Mais que se passerait-il si le vote au conseil d’administration devait donner lieu à un résultat partagé ? “Ce n’est pas une option, estime Stefaan Deraeve. Un conseil d’administration qui se respecte ne prend que des décisions unanimes. Surtout s’il s’agit de la stratégie qui nous assurera croissance et indépendance financière pour les années à venir. Il est primordial que tout le monde soit sur la même longueur d’ondes et puisse se rassembler derrière un projet commun. Ce n’est qu’alors que l’on peut vraiment se définir comme une entreprise familiale.”

“Mon nom, c’est Stefaan, pas papa”

Collaborer avec des membres de sa famille n’est pas toujours chose aisée.

“Je suis déjà rentrée à la maison les larmes aux yeux en me demandant si c’était réellement ce que je voulais, se souvient Nele. En tant que fille, on a vite tendance, face à son papa, à redevenir la fillette qui avait besoin d’assurance et d’approbation. Il a fallu du temps pour que je puisse dépasser ce stade. Mais aujourd’hui, je n’ai plus peur de taper du poing sur la table. Même face à mon père.”

“Au boulot, vous devez considérer votre père comme le boss, raconte également Lieven. Et c’est parfois difficile. La frontière est assez mince. Il faut qu’il y ait un déclic dans votre tête, mais ce n’est pas quelque chose qui se fait du jour au lendemain.”

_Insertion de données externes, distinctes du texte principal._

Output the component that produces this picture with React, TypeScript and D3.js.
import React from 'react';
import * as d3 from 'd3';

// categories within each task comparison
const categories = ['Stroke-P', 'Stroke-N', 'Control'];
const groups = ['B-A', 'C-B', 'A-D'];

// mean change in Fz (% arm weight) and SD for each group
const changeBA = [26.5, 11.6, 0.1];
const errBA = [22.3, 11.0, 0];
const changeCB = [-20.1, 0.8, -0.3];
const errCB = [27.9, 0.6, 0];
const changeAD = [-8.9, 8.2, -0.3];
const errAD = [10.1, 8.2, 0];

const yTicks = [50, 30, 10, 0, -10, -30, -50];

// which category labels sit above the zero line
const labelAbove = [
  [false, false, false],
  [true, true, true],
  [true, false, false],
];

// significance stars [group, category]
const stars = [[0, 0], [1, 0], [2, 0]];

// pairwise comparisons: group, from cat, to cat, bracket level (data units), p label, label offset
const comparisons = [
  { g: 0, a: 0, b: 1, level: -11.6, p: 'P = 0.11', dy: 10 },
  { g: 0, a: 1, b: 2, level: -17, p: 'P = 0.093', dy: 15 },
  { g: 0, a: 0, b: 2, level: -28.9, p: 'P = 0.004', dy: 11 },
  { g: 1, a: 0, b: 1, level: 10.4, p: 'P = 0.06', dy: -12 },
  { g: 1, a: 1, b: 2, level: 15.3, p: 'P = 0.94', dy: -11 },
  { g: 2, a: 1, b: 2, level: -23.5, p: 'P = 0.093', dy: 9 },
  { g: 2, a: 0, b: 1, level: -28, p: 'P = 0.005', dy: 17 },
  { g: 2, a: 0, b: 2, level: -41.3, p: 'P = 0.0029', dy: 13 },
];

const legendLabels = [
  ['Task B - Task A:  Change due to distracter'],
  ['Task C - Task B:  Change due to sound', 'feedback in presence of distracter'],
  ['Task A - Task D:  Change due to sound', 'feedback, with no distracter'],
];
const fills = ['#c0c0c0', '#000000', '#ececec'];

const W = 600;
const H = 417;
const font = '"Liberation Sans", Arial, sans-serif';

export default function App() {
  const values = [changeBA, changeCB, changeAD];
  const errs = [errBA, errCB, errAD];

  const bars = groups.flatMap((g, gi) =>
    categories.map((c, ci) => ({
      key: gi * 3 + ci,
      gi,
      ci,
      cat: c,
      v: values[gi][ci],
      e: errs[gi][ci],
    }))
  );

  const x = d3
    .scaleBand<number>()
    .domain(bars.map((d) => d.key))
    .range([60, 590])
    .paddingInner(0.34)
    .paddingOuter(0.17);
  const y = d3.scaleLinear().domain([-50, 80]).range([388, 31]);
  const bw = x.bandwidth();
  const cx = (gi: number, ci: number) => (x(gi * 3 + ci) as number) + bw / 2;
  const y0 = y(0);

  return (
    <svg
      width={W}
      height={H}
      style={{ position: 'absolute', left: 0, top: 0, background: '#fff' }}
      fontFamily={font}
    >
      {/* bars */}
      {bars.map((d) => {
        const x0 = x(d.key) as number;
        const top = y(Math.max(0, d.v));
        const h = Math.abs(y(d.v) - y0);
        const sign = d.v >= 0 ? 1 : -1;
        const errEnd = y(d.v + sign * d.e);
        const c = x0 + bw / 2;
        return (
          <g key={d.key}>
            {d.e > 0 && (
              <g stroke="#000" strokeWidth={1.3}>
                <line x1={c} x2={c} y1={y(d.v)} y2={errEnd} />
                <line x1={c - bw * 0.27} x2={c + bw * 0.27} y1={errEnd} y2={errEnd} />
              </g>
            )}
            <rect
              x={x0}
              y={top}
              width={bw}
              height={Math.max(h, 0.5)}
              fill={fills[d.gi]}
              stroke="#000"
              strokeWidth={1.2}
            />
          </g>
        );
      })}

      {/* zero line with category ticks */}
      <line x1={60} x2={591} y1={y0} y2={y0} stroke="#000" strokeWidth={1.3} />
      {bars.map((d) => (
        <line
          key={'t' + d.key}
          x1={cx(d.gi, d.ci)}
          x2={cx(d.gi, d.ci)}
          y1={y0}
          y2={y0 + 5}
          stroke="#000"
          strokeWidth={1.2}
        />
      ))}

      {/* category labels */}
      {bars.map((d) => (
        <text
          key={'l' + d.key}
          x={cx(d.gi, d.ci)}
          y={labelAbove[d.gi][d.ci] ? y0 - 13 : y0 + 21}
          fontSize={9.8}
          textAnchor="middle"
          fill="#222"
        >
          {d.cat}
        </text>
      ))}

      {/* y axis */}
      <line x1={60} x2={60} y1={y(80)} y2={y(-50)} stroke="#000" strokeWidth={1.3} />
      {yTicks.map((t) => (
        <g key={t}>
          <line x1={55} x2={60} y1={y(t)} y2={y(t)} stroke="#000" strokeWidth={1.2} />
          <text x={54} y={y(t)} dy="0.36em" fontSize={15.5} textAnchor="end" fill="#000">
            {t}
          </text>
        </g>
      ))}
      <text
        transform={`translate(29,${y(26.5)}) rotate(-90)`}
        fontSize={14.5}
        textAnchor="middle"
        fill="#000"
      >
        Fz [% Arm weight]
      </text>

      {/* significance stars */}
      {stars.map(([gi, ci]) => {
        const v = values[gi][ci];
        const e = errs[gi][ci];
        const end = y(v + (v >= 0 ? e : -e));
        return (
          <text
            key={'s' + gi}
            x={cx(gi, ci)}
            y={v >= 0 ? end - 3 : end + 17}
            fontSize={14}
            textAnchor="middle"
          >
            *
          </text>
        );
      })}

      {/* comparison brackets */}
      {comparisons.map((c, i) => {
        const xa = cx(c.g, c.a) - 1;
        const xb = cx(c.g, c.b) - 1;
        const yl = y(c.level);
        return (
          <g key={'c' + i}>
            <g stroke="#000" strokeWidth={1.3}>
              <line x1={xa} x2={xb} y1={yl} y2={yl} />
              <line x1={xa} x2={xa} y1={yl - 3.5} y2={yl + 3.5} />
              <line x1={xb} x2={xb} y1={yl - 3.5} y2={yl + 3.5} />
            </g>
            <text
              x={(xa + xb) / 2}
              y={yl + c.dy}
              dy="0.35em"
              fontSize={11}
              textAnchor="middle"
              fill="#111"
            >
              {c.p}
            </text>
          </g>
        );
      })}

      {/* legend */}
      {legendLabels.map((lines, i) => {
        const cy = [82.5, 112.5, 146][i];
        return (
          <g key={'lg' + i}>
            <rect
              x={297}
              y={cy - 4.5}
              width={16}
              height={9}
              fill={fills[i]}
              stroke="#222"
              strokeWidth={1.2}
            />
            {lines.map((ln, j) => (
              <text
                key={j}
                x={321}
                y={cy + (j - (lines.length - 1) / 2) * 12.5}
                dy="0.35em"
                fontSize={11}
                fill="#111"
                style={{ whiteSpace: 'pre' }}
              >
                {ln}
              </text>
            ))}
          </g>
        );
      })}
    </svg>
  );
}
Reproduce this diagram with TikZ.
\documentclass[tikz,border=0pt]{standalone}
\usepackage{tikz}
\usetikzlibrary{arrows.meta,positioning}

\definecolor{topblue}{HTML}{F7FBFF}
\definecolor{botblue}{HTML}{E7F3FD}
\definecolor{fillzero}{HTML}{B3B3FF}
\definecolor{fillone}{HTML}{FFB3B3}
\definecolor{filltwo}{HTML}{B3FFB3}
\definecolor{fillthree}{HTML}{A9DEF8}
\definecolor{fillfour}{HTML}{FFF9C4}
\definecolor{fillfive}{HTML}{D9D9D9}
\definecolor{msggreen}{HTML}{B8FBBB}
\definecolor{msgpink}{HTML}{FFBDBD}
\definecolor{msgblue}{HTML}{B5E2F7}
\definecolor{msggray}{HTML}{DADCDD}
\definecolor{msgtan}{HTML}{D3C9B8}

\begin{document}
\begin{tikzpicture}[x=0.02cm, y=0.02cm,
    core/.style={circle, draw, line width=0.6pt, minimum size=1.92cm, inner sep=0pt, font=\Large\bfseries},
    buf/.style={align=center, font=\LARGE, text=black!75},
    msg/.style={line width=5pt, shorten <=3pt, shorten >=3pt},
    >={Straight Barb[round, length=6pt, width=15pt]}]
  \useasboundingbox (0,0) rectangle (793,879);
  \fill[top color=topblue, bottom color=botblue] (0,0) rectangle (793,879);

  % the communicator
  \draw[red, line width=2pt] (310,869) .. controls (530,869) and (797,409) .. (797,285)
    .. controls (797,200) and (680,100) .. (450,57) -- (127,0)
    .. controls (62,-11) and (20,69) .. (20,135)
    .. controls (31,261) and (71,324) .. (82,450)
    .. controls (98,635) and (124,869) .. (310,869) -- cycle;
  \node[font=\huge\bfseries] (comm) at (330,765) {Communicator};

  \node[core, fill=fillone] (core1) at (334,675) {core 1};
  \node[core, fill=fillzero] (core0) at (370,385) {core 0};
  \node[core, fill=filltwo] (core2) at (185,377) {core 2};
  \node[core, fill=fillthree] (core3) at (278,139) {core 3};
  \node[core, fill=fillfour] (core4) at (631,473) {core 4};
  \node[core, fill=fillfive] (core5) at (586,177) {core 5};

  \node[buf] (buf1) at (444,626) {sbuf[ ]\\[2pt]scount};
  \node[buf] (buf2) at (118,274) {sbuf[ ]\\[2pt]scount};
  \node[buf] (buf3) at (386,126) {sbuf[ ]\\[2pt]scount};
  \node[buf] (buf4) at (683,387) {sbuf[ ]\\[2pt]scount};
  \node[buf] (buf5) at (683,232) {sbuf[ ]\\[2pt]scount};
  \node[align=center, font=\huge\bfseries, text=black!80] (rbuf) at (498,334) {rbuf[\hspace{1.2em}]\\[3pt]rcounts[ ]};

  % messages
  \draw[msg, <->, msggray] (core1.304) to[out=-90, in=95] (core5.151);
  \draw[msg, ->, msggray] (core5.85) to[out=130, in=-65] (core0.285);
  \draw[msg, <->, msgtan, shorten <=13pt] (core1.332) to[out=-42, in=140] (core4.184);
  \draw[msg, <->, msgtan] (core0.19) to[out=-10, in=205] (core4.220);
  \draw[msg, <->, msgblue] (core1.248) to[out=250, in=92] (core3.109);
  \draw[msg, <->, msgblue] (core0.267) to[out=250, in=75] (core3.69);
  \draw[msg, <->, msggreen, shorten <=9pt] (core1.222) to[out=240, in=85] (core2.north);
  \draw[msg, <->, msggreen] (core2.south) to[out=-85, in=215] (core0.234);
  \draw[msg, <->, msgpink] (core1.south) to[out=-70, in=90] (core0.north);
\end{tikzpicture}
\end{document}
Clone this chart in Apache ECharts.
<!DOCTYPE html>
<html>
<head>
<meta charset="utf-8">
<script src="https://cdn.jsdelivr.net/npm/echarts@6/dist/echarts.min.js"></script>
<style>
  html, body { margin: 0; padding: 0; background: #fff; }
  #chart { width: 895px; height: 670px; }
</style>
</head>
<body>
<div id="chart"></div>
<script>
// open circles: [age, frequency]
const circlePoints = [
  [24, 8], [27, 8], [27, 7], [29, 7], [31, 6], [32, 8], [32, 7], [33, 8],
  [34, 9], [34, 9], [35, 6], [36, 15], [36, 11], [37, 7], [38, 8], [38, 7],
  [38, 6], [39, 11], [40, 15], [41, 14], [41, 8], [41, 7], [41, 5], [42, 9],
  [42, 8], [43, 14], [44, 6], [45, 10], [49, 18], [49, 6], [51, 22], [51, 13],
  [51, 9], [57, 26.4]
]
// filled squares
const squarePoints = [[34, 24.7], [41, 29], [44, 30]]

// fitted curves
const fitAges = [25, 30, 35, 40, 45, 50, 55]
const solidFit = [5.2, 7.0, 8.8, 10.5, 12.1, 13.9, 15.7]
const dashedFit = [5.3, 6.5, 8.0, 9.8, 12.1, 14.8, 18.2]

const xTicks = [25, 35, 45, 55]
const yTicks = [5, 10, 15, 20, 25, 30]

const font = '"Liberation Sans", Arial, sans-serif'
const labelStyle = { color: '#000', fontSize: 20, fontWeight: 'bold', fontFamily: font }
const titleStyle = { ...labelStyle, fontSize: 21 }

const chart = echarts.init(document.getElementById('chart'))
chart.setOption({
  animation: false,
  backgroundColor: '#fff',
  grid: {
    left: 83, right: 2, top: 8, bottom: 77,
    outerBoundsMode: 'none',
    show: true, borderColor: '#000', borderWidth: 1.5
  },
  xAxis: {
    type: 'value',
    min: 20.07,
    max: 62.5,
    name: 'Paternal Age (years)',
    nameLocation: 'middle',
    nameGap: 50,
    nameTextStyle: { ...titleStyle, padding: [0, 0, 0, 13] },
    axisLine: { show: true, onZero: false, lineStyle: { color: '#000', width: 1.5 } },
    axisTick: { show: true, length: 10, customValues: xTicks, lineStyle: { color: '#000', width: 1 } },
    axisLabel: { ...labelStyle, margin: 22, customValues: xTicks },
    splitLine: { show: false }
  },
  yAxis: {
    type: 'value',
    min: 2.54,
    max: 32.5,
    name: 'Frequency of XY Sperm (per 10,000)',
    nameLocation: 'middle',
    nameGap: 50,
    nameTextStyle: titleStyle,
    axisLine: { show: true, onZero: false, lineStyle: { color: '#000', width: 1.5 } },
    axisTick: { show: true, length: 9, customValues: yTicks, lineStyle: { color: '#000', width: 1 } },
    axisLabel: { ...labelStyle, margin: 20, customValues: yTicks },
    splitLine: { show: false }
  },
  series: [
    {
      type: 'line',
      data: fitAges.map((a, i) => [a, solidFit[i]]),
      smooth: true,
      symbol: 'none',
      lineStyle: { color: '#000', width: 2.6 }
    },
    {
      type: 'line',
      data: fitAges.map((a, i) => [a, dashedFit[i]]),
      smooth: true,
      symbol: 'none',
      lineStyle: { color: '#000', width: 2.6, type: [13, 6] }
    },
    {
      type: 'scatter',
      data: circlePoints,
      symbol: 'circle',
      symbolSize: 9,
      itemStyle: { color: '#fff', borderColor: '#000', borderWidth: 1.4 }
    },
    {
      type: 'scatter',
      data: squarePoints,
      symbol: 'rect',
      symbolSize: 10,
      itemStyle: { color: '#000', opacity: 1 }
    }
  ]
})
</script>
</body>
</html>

Mais pour le père, c’est également un défi à relever. “On ne balaie pas comme ça 20 années d’émotions. Pour moi aussi, il a fallu un certain temps avant que je puisse faire la distinction entre les enfants avec qui je jouais et les adultes avec qui je travaille chaque jour à un projet commun. J’ai vraiment dû faire des efforts pour y arriver. Voilà pourquoi il est important qu’au travail, mes enfants m’appellent par mon prénom et non ‘papa’. Cette petite astuce facilite le déclic mental.”